Your task is to give the listing below back word for word, pictures excluded.

>> Start

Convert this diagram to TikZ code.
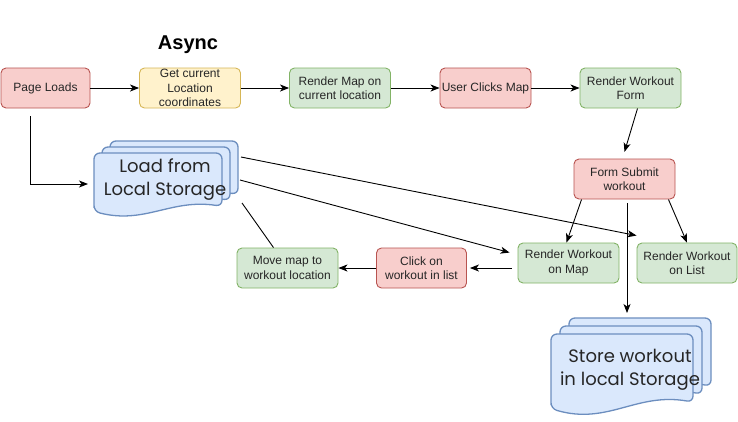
\documentclass[tikz,border=0pt]{standalone}
\usepackage{fontspec}
\setmainfont{Liberation Sans}
\newfontfamily\sketchfont{Poppins}
\usetikzlibrary{arrows.meta}
\definecolor{redfill}{HTML}{F8CECC}
\definecolor{redline}{HTML}{B85450}
\definecolor{yellowfill}{HTML}{FFF2CC}
\definecolor{yellowline}{HTML}{D6B656}
\definecolor{greenfill}{HTML}{D5E8D4}
\definecolor{greenline}{HTML}{82B366}
\definecolor{bluefill}{HTML}{DAE8FC}
\definecolor{blueline}{HTML}{6C8EBF}
\tikzset{>={Stealth[length=9pt,width=7pt,inset=2.5pt]}}
% one sheet of a document stack: x, y, width, height
\newcommand{\docpage}[4]{%
  \filldraw[fill=bluefill, draw=blueline, line width=1.3pt, rounded corners=6pt]
    (#1,{#2+0.9*#4}) -- (#1,#2) -- ({#1+#3},#2) -- ({#1+#3},{#2+0.82*#4})
    .. controls ({#1+0.6*#3},{#2+0.7*#4}) and ({#1+0.4*#3},{#2+1.1*#4}) .. cycle;
}
\begin{document}
\begin{tikzpicture}[x=1pt, y=-1pt, line width=0.9pt,
  box/.style={draw, rounded corners=5pt, minimum width=101pt, minimum height=40pt,
    align=center, inner sep=1pt, text=black!85, font=\fontsize{12}{14.5}\selectfont},
  redbox/.style={box, fill=redfill, draw=redline},
  yellowbox/.style={box, fill=yellowfill, draw=yellowline},
  greenbox/.style={box, fill=greenfill, draw=greenline},
  doctext/.style={align=center, text=black!85, font=\sketchfont\fontsize{18}{23}\selectfont}]

  \useasboundingbox[fill=white] (0,0) rectangle (738,421);

  % Title
  \node[font=\bfseries\fontsize{20}{24}\selectfont] (title) at (188,45) {Async};

  % Top row
  \node[redbox, minimum width=89pt] (pl) at (45.5,88) {Page Loads};
  \node[yellowbox] (loc) at (190,88) {Get current\\Location\\coordinates};
  \node[greenbox] (map) at (340,88) {Render Map on\\current location};
  \node[redbox, minimum width=91pt] (uc) at (485.5,88) {User Clicks Map};
  \node[greenbox] (form) at (630.5,88) {Render Workout\\Form};

  % Workout flow
  \node[redbox] (submit) at (624.5,179) {Form Submit\\workout};
  \node[greenbox] (rmap) at (568.5,263) {Render Workout\\on Map};
  \node[greenbox, minimum width=100pt] (rlist) at (687,263) {Render Workout\\on List};
  \node[redbox, minimum width=90pt] (wclick) at (421.5,268) {Click on\\workout in list};
  \node[greenbox] (move) at (287.5,268) {Move map to\\workout location};

  % Document stacks
  \foreach \dx/\dy in {16/-12, 8/-6, 0/0} {
    \docpage{94+\dx}{153+\dy}{128}{65}
  }
  \foreach \dx/\dy in {18/-16, 9/-8, 0/0} {
    \docpage{551+\dx}{334+\dy}{142}{83}
  }
  \node[doctext] (ldoc) at (165,179.5) {Load from\\Local Storage};
  \node[doctext] (sdoc) at (630,370) {Store workout\\in local Storage};

  % Stack edge points
  \coordinate (lin) at (88,184);
  \coordinate (lout1) at (241,157);
  \coordinate (lout2) at (240,180);
  \coordinate (lout3) at (242,203);
  \coordinate (sin) at (627,318);

  % Top row arrows
  \foreach \a/\b in {pl/loc, map/uc, loc/map, uc/form} {
    \draw[->] (\a) -- (\b);
  }

  % Other arrows
  \draw[->, shorten <=8pt] ([xshift=-15pt]pl.south) |- (lin);
  \draw[->, shorten >=7pt] ([xshift=7pt]form.south) -- ([xshift=-2pt]submit.north);
  \draw[->] ([xshift=8pt]submit.south west) -- ([xshift=-2pt]rmap.north);
  \draw[->] ([xshift=-7pt]submit.south east) -- (rlist.north);
  \draw[->, shorten <=4pt, shorten >=5pt] ([xshift=2.5pt]submit.south) -- (sin);
  \draw[->] (lout1) -- ([yshift=7pt]rlist.north west);
  \draw[->] (lout2) -- ([shift={(-8pt,-10pt)}]rmap.north west);
  \draw (lout3) -- ([xshift=-14pt]move.north);
  \draw[->, shorten <=6pt, shorten >=3pt] (rmap.west |- wclick) -- (wclick.east);
  \draw[->] (wclick) -- (move);

\end{tikzpicture}
\end{document}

>> End

**Response to this task**.
Convert this diagram to TikZ code.
\documentclass[tikz,border=0pt]{standalone}
\usepackage{fontspec}
\setmainfont{Liberation Sans}
\newfontfamily\sketchfont{Poppins}
\usetikzlibrary{arrows.meta}
\definecolor{redfill}{HTML}{F8CECC}
\definecolor{redline}{HTML}{B85450}
\definecolor{yellowfill}{HTML}{FFF2CC}
\definecolor{yellowline}{HTML}{D6B656}
\definecolor{greenfill}{HTML}{D5E8D4}
\definecolor{greenline}{HTML}{82B366}
\definecolor{bluefill}{HTML}{DAE8FC}
\definecolor{blueline}{HTML}{6C8EBF}
\tikzset{>={Stealth[length=9pt,width=7pt,inset=2.5pt]}}
% one sheet of a document stack: x, y, width, height
\newcommand{\docpage}[4]{%
  \filldraw[fill=bluefill, draw=blueline, line width=1.3pt, rounded corners=6pt]
    (#1,{#2+0.9*#4}) -- (#1,#2) -- ({#1+#3},#2) -- ({#1+#3},{#2+0.82*#4})
    .. controls ({#1+0.6*#3},{#2+0.7*#4}) and ({#1+0.4*#3},{#2+1.1*#4}) .. cycle;
}
\begin{document}
\begin{tikzpicture}[x=1pt, y=-1pt, line width=0.9pt,
  box/.style={draw, rounded corners=5pt, minimum width=101pt, minimum height=40pt,
    align=center, inner sep=1pt, text=black!85, font=\fontsize{12}{14.5}\selectfont},
  redbox/.style={box, fill=redfill, draw=redline},
  yellowbox/.style={box, fill=yellowfill, draw=yellowline},
  greenbox/.style={box, fill=greenfill, draw=greenline},
  doctext/.style={align=center, text=black!85, font=\sketchfont\fontsize{18}{23}\selectfont}]

  \useasboundingbox[fill=white] (0,0) rectangle (738,421);

  % Title
  \node[font=\bfseries\fontsize{20}{24}\selectfont] (title) at (188,45) {Async};

  % Top row
  \node[redbox, minimum width=89pt] (pl) at (45.5,88) {Page Loads};
  \node[yellowbox] (loc) at (190,88) {Get current\\Location\\coordinates};
  \node[greenbox] (map) at (340,88) {Render Map on\\current location};
  \node[redbox, minimum width=91pt] (uc) at (485.5,88) {User Clicks Map};
  \node[greenbox] (form) at (630.5,88) {Render Workout\\Form};

  % Workout flow
  \node[redbox] (submit) at (624.5,179) {Form Submit\\workout};
  \node[greenbox] (rmap) at (568.5,263) {Render Workout\\on Map};
  \node[greenbox, minimum width=100pt] (rlist) at (687,263) {Render Workout\\on List};
  \node[redbox, minimum width=90pt] (wclick) at (421.5,268) {Click on\\workout in list};
  \node[greenbox] (move) at (287.5,268) {Move map to\\workout location};

  % Document stacks
  \foreach \dx/\dy in {16/-12, 8/-6, 0/0} {
    \docpage{94+\dx}{153+\dy}{128}{65}
  }
  \foreach \dx/\dy in {18/-16, 9/-8, 0/0} {
    \docpage{551+\dx}{334+\dy}{142}{83}
  }
  \node[doctext] (ldoc) at (165,179.5) {Load from\\Local Storage};
  \node[doctext] (sdoc) at (630,370) {Store workout\\in local Storage};

  % Stack edge points
  \coordinate (lin) at (88,184);
  \coordinate (lout1) at (241,157);
  \coordinate (lout2) at (240,180);
  \coordinate (lout3) at (242,203);
  \coordinate (sin) at (627,318);

  % Top row arrows
  \foreach \a/\b in {pl/loc, map/uc, loc/map, uc/form} {
    \draw[->] (\a) -- (\b);
  }

  % Other arrows
  \draw[->, shorten <=8pt] ([xshift=-15pt]pl.south) |- (lin);
  \draw[->, shorten >=7pt] ([xshift=7pt]form.south) -- ([xshift=-2pt]submit.north);
  \draw[->] ([xshift=8pt]submit.south west) -- ([xshift=-2pt]rmap.north);
  \draw[->] ([xshift=-7pt]submit.south east) -- (rlist.north);
  \draw[->, shorten <=4pt, shorten >=5pt] ([xshift=2.5pt]submit.south) -- (sin);
  \draw[->] (lout1) -- ([yshift=7pt]rlist.north west);
  \draw[->] (lout2) -- ([shift={(-8pt,-10pt)}]rmap.north west);
  \draw (lout3) -- ([xshift=-14pt]move.north);
  \draw[->, shorten <=6pt, shorten >=3pt] (rmap.west |- wclick) -- (wclick.east);
  \draw[->] (wclick) -- (move);

\end{tikzpicture}
\end{document}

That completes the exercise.